- Given information -
========================

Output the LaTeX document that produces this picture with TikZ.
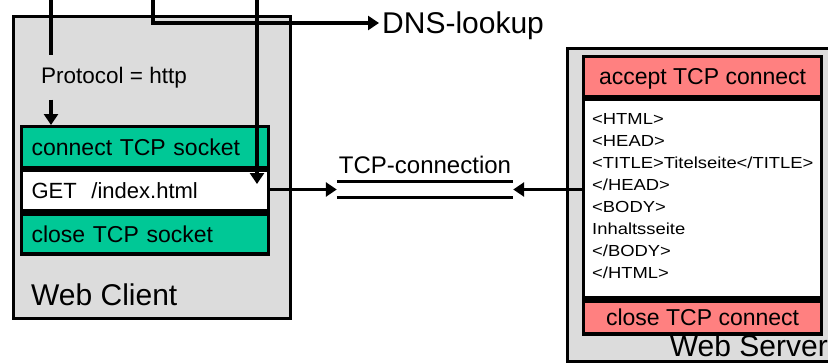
\documentclass[tikz,border=0pt]{standalone}
\usepackage{fontspec}
\setmainfont{Liberation Sans}
\newfontfamily\htmlfont[FakeStretch=1.15]{Liberation Sans}
\usetikzlibrary{arrows.meta,calc}
\definecolor{boxgray}{HTML}{DCDCDC}
\definecolor{tcpgreen}{HTML}{00C896}
\definecolor{tcppink}{HTML}{FF8080}
\tikzset{
  outerbox/.style={draw, fill=boxgray, line width=3pt, inner sep=0pt},
  gbox/.style={draw, line width=3.2pt, fill=tcpgreen, anchor=north west, text width=227pt, inner xsep=10pt, inner ysep=0pt, align=left, text depth=0pt, font=\fontsize{23}{27}\selectfont},
  pbox/.style={draw, line width=3.2pt, fill=tcppink, anchor=north west, minimum width=238pt, inner sep=0pt, text depth=0pt, font=\fontsize{23}{27}\selectfont},
  htmltext/.style={anchor=base west, inner sep=0pt, font=\htmlfont\fontsize{16}{22}\selectfont},
  conn/.style={line width=3.3pt},
  arr/.style={conn, -{Triangle[length=11pt,width=14pt]}},
  biglabel/.style={inner sep=0pt, font=\fontsize{30}{34}\selectfont}
}
\begin{document}
\begin{tikzpicture}[x=1pt,y=-1pt]
\clip (0,0) rectangle (828,364);
% outer boxes
\node[outerbox, anchor=north west, minimum width=277pt, minimum height=302pt] (client) at (12,15) {};
\node[outerbox, anchor=north west, minimum width=272pt, minimum height=313pt] (server) at (566,47) {};
% client stack
\node[gbox, minimum height=41pt] (connect) at (20,125) {connect TCP socket};
\node[gbox, fill=white, minimum height=40pt, font=\fontsize{22}{26}\selectfont] (GET) at (connect.south west) {GET \ /index.html};
\node[gbox, minimum height=40pt] (close) at (GET.south west) {close TCP socket};
\node[biglabel, anchor=base west] (clientlabel) at (31,305) {Web Client};
% server stack
\node[pbox, minimum height=40pt] (accept) at (582,55) {accept TCP connect};
\node[pbox, fill=white, minimum height=198pt] (body) at (accept.south west) {};
\node[pbox, minimum height=33pt] (sclose) at (body.south west) {close TCP connect};
\node[biglabel, anchor=base east] (serverlabel) at (828,356) {Web Server};
% html text
\foreach \t [count=\i from 0] in {{<HTML>},{<HEAD>},{<TITLE>Titelseite</TITLE>},{</HEAD>},{<BODY>},{Inhaltsseite},{</BODY>},{</HTML>}}{
  \node[htmltext] (html\i) at (592,124+22*\i) {\t};
}
% protocol
\node[inner sep=0pt, minimum height=44pt, font=\fontsize{22.5}{26}\selectfont] (proto) at (114,77.5) {Protocol = http};
% DNS
\node[biglabel, inner xsep=3pt, text depth=0pt, anchor=west] (dns) at (379,23) {DNS-lookup};
% TCP connection
\node[minimum width=176pt, minimum height=15pt, inner sep=0pt] (tcpc) at (425,189.5) {};
\node[inner sep=0pt, anchor=base, font=\fontsize{24}{28}\selectfont] (tcplabel) at (425,173) {TCP-connection};
\draw[conn] (tcpc.north west) -- (tcpc.north east);
\draw[conn] (tcpc.south west) -- (tcpc.south east);
% top lines
\coordinate (t1) at (51,-3);
\coordinate (t2) at (153,-3);
\coordinate (t3) at (257,-3);
\coordinate (gtip) at (257,184);
\draw[conn] (t1) -- (t1 |- proto.north);
\draw[arr] (t1 |- proto.south) -- (t1 |- connect.north);
\draw[arr] (t2) |- (dns.west);
\draw[arr] (t3) -- (gtip);
% connections
\draw[arr] (GET.east |- tcpc.west) -- (tcpc.west);
\draw[arr] (body.west |- tcpc.east) -- (tcpc.east);
\end{tikzpicture}
\end{document}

========================

- Task goal -
Leave out the pictures and restate everything else word for word.

- Completed exercise -
Output the LaTeX document that produces this picture with TikZ.
\documentclass[tikz,border=0pt]{standalone}
\usepackage{fontspec}
\setmainfont{Liberation Sans}
\newfontfamily\htmlfont[FakeStretch=1.15]{Liberation Sans}
\usetikzlibrary{arrows.meta,calc}
\definecolor{boxgray}{HTML}{DCDCDC}
\definecolor{tcpgreen}{HTML}{00C896}
\definecolor{tcppink}{HTML}{FF8080}
\tikzset{
  outerbox/.style={draw, fill=boxgray, line width=3pt, inner sep=0pt},
  gbox/.style={draw, line width=3.2pt, fill=tcpgreen, anchor=north west, text width=227pt, inner xsep=10pt, inner ysep=0pt, align=left, text depth=0pt, font=\fontsize{23}{27}\selectfont},
  pbox/.style={draw, line width=3.2pt, fill=tcppink, anchor=north west, minimum width=238pt, inner sep=0pt, text depth=0pt, font=\fontsize{23}{27}\selectfont},
  htmltext/.style={anchor=base west, inner sep=0pt, font=\htmlfont\fontsize{16}{22}\selectfont},
  conn/.style={line width=3.3pt},
  arr/.style={conn, -{Triangle[length=11pt,width=14pt]}},
  biglabel/.style={inner sep=0pt, font=\fontsize{30}{34}\selectfont}
}
\begin{document}
\begin{tikzpicture}[x=1pt,y=-1pt]
\clip (0,0) rectangle (828,364);
% outer boxes
\node[outerbox, anchor=north west, minimum width=277pt, minimum height=302pt] (client) at (12,15) {};
\node[outerbox, anchor=north west, minimum width=272pt, minimum height=313pt] (server) at (566,47) {};
% client stack
\node[gbox, minimum height=41pt] (connect) at (20,125) {connect TCP socket};
\node[gbox, fill=white, minimum height=40pt, font=\fontsize{22}{26}\selectfont] (GET) at (connect.south west) {GET \ /index.html};
\node[gbox, minimum height=40pt] (close) at (GET.south west) {close TCP socket};
\node[biglabel, anchor=base west] (clientlabel) at (31,305) {Web Client};
% server stack
\node[pbox, minimum height=40pt] (accept) at (582,55) {accept TCP connect};
\node[pbox, fill=white, minimum height=198pt] (body) at (accept.south west) {};
\node[pbox, minimum height=33pt] (sclose) at (body.south west) {close TCP connect};
\node[biglabel, anchor=base east] (serverlabel) at (828,356) {Web Server};
% html text
\foreach \t [count=\i from 0] in {{<HTML>},{<HEAD>},{<TITLE>Titelseite</TITLE>},{</HEAD>},{<BODY>},{Inhaltsseite},{</BODY>},{</HTML>}}{
  \node[htmltext] (html\i) at (592,124+22*\i) {\t};
}
% protocol
\node[inner sep=0pt, minimum height=44pt, font=\fontsize{22.5}{26}\selectfont] (proto) at (114,77.5) {Protocol = http};
% DNS
\node[biglabel, inner xsep=3pt, text depth=0pt, anchor=west] (dns) at (379,23) {DNS-lookup};
% TCP connection
\node[minimum width=176pt, minimum height=15pt, inner sep=0pt] (tcpc) at (425,189.5) {};
\node[inner sep=0pt, anchor=base, font=\fontsize{24}{28}\selectfont] (tcplabel) at (425,173) {TCP-connection};
\draw[conn] (tcpc.north west) -- (tcpc.north east);
\draw[conn] (tcpc.south west) -- (tcpc.south east);
% top lines
\coordinate (t1) at (51,-3);
\coordinate (t2) at (153,-3);
\coordinate (t3) at (257,-3);
\coordinate (gtip) at (257,184);
\draw[conn] (t1) -- (t1 |- proto.north);
\draw[arr] (t1 |- proto.south) -- (t1 |- connect.north);
\draw[arr] (t2) |- (dns.west);
\draw[arr] (t3) -- (gtip);
% connections
\draw[arr] (GET.east |- tcpc.west) -- (tcpc.west);
\draw[arr] (body.west |- tcpc.east) -- (tcpc.east);
\end{tikzpicture}
\end{document}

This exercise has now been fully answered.